> **Problem description**
Pull out every line below that contains the word "pixels".

> **Dataset section**
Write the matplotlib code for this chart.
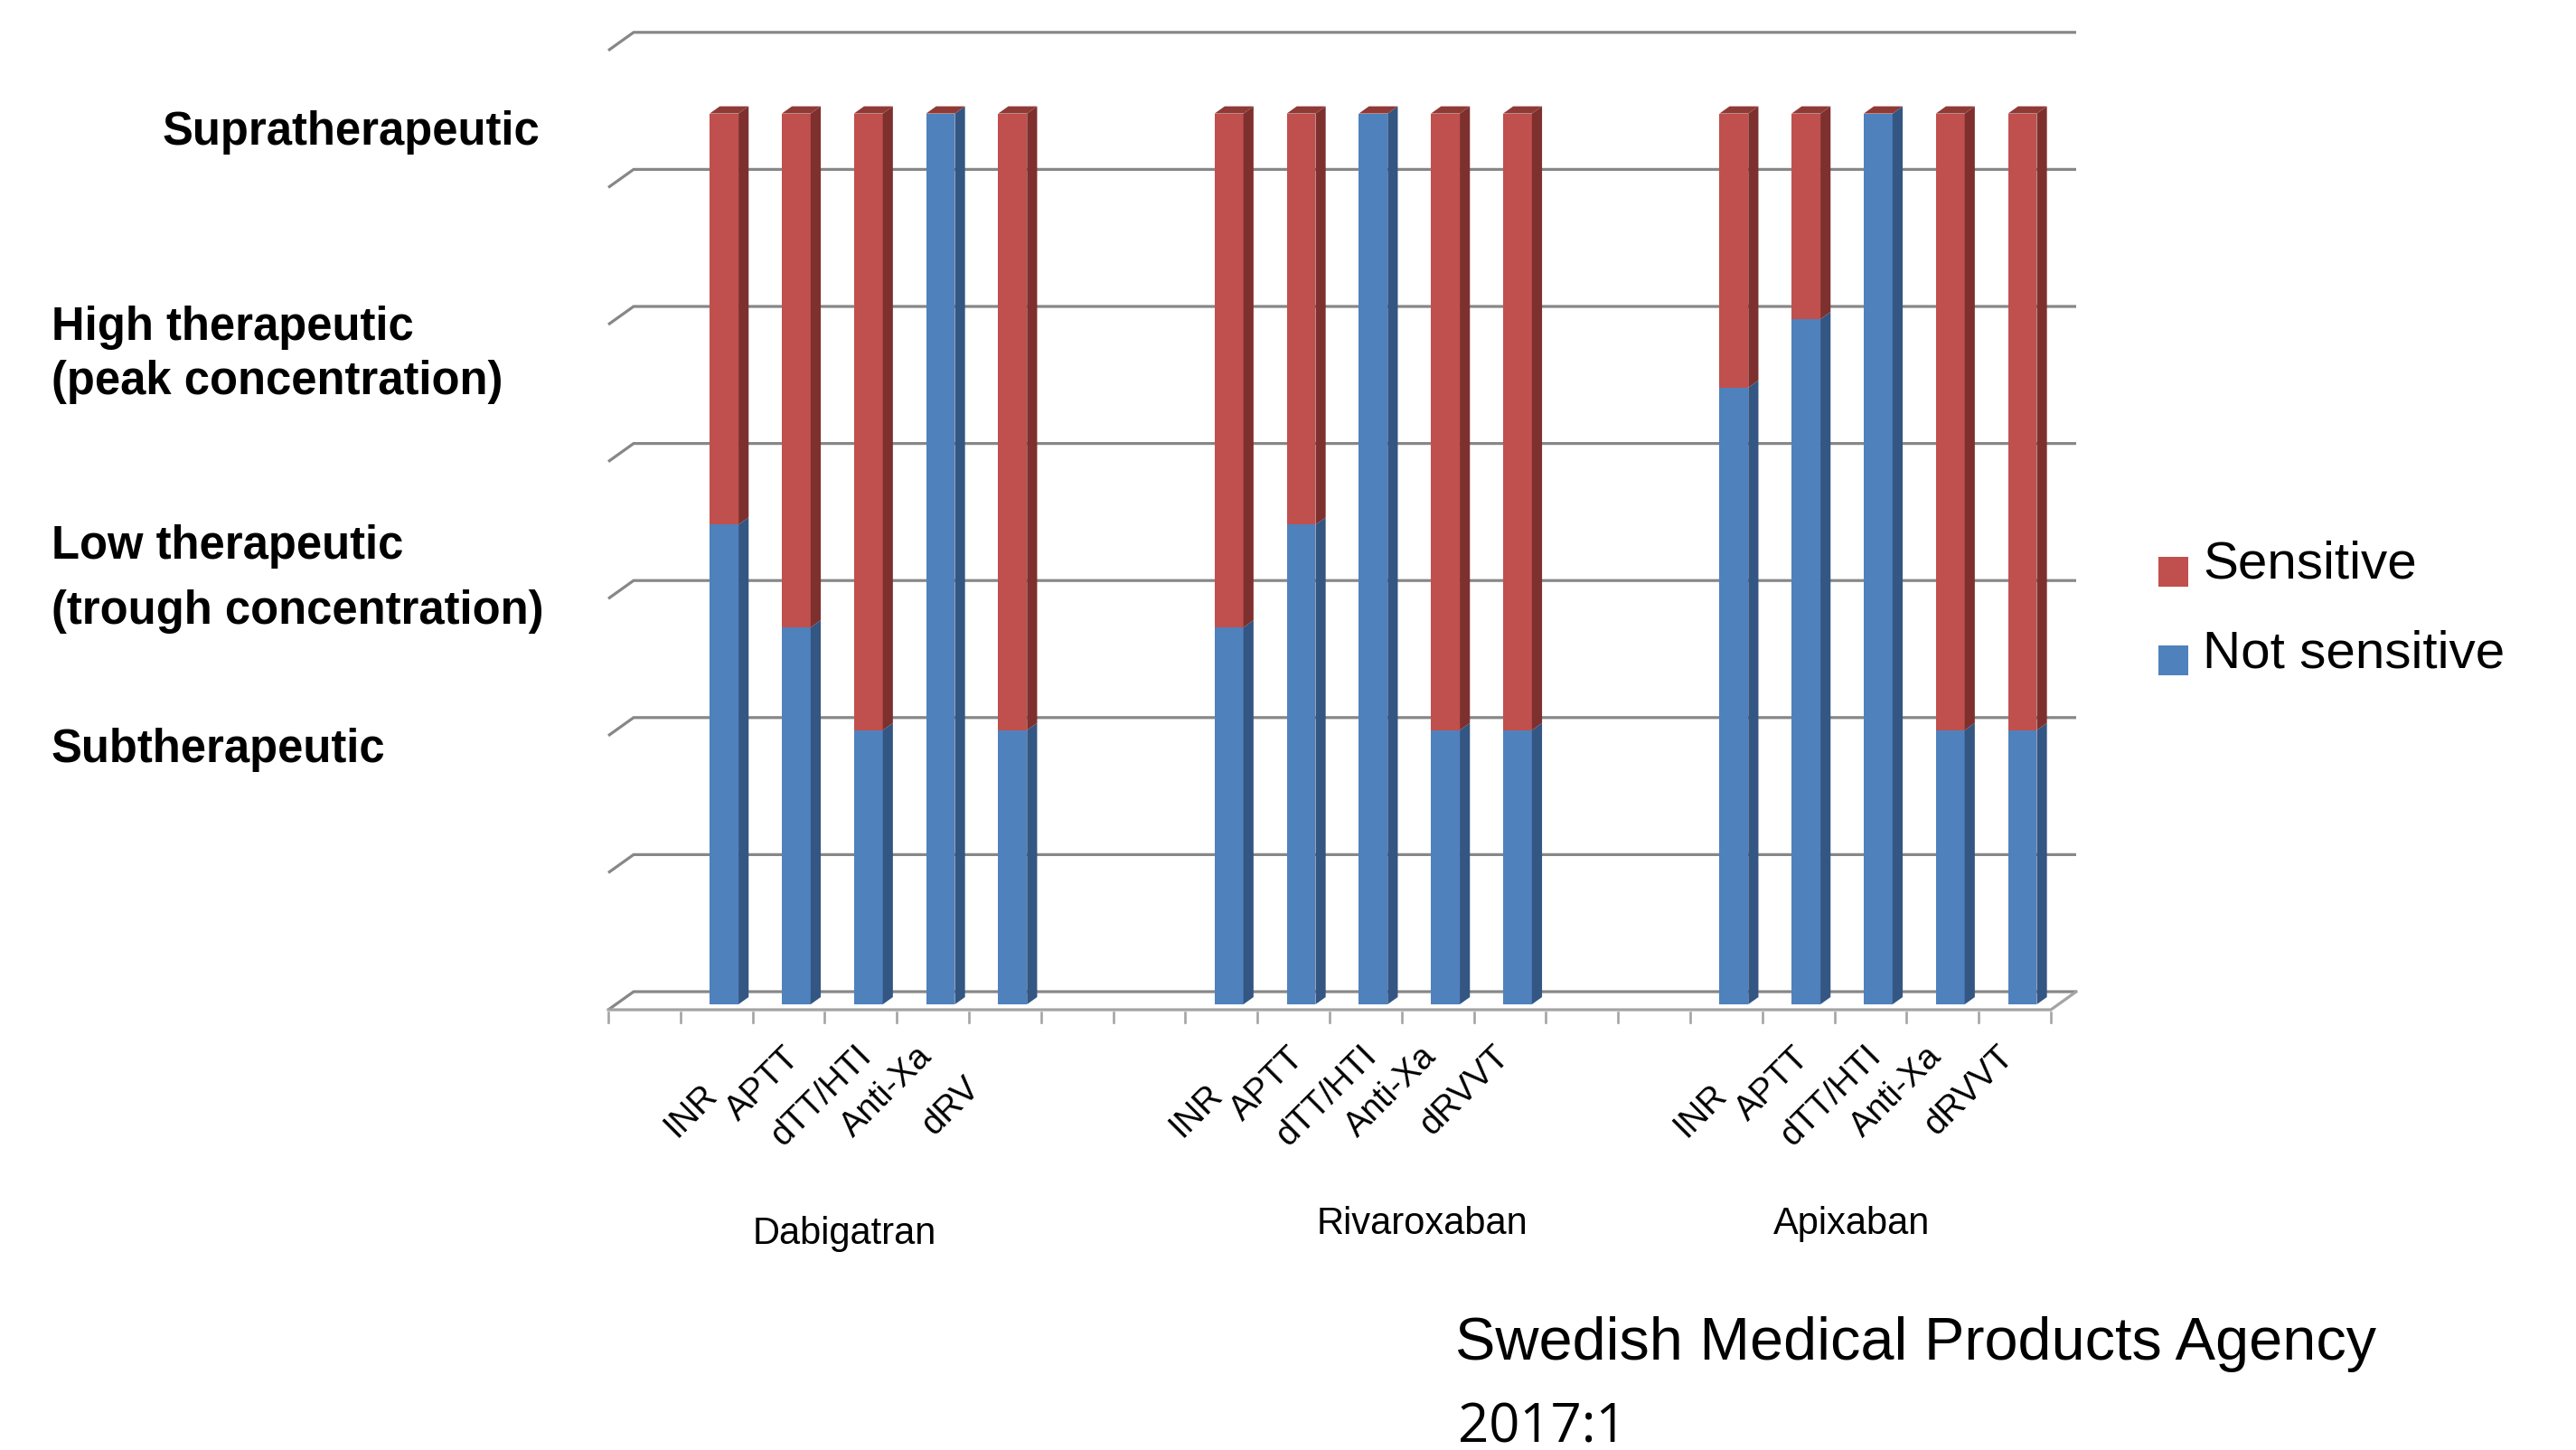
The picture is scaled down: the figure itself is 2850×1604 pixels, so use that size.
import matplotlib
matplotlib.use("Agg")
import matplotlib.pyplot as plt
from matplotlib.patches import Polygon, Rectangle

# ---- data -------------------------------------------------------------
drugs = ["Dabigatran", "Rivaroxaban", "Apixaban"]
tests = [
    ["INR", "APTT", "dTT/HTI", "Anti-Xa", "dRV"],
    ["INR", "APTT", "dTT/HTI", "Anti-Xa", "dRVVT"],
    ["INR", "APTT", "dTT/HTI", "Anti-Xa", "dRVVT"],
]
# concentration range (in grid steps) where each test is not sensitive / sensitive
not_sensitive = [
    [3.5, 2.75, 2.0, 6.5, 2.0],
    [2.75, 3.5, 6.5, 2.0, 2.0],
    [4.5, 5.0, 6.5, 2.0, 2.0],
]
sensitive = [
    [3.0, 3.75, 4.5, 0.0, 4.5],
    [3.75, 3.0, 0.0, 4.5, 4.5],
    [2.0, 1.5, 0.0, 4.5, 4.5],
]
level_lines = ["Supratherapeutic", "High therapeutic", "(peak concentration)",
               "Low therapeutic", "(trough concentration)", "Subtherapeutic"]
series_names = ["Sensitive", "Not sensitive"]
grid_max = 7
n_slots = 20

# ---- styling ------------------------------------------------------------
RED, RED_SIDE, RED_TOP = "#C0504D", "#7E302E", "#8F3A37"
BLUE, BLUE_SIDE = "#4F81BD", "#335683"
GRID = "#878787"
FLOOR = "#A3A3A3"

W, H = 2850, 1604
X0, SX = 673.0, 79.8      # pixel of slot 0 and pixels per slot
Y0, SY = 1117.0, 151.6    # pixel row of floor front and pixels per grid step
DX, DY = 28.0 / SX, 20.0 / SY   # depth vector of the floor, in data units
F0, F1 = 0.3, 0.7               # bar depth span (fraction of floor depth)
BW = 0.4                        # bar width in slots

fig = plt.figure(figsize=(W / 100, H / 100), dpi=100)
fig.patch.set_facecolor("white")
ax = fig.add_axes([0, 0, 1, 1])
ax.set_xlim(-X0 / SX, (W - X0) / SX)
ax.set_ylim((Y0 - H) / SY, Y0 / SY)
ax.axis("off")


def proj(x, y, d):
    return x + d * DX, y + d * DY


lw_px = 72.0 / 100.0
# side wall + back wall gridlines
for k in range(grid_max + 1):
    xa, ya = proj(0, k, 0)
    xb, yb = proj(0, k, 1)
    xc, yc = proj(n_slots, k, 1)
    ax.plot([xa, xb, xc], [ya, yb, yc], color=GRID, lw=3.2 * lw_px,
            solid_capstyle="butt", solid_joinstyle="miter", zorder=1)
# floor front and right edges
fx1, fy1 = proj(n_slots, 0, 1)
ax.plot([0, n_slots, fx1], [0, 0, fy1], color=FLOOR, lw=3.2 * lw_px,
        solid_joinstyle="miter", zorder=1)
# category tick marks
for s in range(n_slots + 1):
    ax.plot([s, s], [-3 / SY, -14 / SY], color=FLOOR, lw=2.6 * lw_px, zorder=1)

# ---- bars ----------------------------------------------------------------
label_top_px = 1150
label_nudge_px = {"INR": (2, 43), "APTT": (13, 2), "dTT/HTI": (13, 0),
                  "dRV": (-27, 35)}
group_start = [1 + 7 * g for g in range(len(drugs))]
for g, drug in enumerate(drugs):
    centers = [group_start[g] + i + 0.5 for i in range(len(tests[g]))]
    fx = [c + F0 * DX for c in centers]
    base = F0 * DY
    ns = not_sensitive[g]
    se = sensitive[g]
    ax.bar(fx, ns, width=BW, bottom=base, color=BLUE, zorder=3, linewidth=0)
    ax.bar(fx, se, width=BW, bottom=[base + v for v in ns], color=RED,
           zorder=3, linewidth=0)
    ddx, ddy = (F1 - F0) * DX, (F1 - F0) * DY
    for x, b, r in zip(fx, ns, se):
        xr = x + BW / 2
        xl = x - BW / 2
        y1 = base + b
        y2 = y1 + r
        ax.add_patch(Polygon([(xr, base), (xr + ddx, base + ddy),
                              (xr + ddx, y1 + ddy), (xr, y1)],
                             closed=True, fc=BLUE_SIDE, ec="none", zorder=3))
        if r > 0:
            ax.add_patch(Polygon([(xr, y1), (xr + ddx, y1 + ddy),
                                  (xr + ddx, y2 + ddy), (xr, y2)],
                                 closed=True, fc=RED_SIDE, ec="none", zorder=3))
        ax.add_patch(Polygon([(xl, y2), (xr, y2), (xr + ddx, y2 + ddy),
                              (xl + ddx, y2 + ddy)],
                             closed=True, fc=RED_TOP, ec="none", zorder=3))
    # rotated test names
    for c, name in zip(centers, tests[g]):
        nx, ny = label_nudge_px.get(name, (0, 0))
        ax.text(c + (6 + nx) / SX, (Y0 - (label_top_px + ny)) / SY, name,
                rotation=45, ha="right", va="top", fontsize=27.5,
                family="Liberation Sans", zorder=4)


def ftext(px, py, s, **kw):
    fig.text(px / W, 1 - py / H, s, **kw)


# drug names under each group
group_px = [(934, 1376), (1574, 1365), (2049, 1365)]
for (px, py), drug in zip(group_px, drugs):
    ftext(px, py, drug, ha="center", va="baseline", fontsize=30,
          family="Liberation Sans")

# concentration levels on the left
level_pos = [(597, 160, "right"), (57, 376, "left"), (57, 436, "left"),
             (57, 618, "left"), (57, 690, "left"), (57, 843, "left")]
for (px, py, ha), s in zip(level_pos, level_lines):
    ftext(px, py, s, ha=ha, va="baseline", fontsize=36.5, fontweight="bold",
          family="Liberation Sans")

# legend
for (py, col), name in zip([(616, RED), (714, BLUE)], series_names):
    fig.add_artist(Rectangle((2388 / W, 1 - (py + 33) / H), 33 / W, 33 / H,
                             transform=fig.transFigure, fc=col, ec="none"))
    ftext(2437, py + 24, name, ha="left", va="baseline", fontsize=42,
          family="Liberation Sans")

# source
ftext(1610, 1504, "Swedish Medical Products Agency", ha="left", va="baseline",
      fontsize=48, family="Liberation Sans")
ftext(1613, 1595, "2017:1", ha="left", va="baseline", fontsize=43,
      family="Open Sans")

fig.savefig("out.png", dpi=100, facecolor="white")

> **Solution to the exercise**
The picture is scaled down: the figure itself is 2850×1604 pixels, so use that size.
X0, SX = 673.0, 79.8      # pixel of slot 0 and pixels per slot
Y0, SY = 1117.0, 151.6    # pixel row of floor front and pixels per grid step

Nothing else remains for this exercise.